Selected produced bistable profiles in a PR1 with 1.1274 and bending radii combination (6 mm, 6 mm), b PR1 with 1.4310 and bending radii combination (7 mm, 8 mm), c PR2 with 1.1274 and bending radii combination (6 mm, 6 mm)

5 Summary

Although the results of simulation and experiments differ from each other, nevertheless, the developed models greatly facilitate the task of finding working combinations of bending radii for production of bistable sheets. After finding such combinations by roll forming simulations the number of rolls to be produced with the required bending radius has been significantly reduced. The simulation results also show that the radii of stable states after bending and rolling of a sheet, even with the same bending radii, is significantly different. This can help design a working continuous bistable sheet production process in the future.
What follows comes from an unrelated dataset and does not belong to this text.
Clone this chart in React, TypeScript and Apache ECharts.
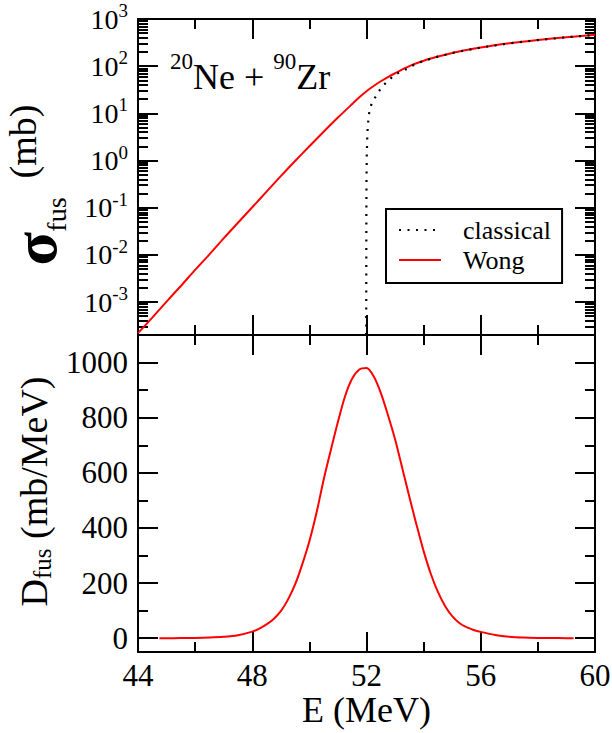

The present work has clearly shown that large area bistable metallic profiles with various stable geometries can be produced in different production routes and with different materials: (1) PR1 “Two steps incremental bending”, (2) PR2 “Incremental bending and roll forming”. However, the results also show that the process routes have different limitations depending on the desired profile geometry. With PR1, fully closed bistable profiles can be effectively produced on a single machine. However, the length of the unfolded structure is limited to the available tool length. On the other hand, PR2 can be used to create bistable profiles of any length. The handling is, however, difficult within the roll forming process and it has not yet been possible to create fully closed profiles. The reason for this is the changed residual stress profile between PR2 and PR1.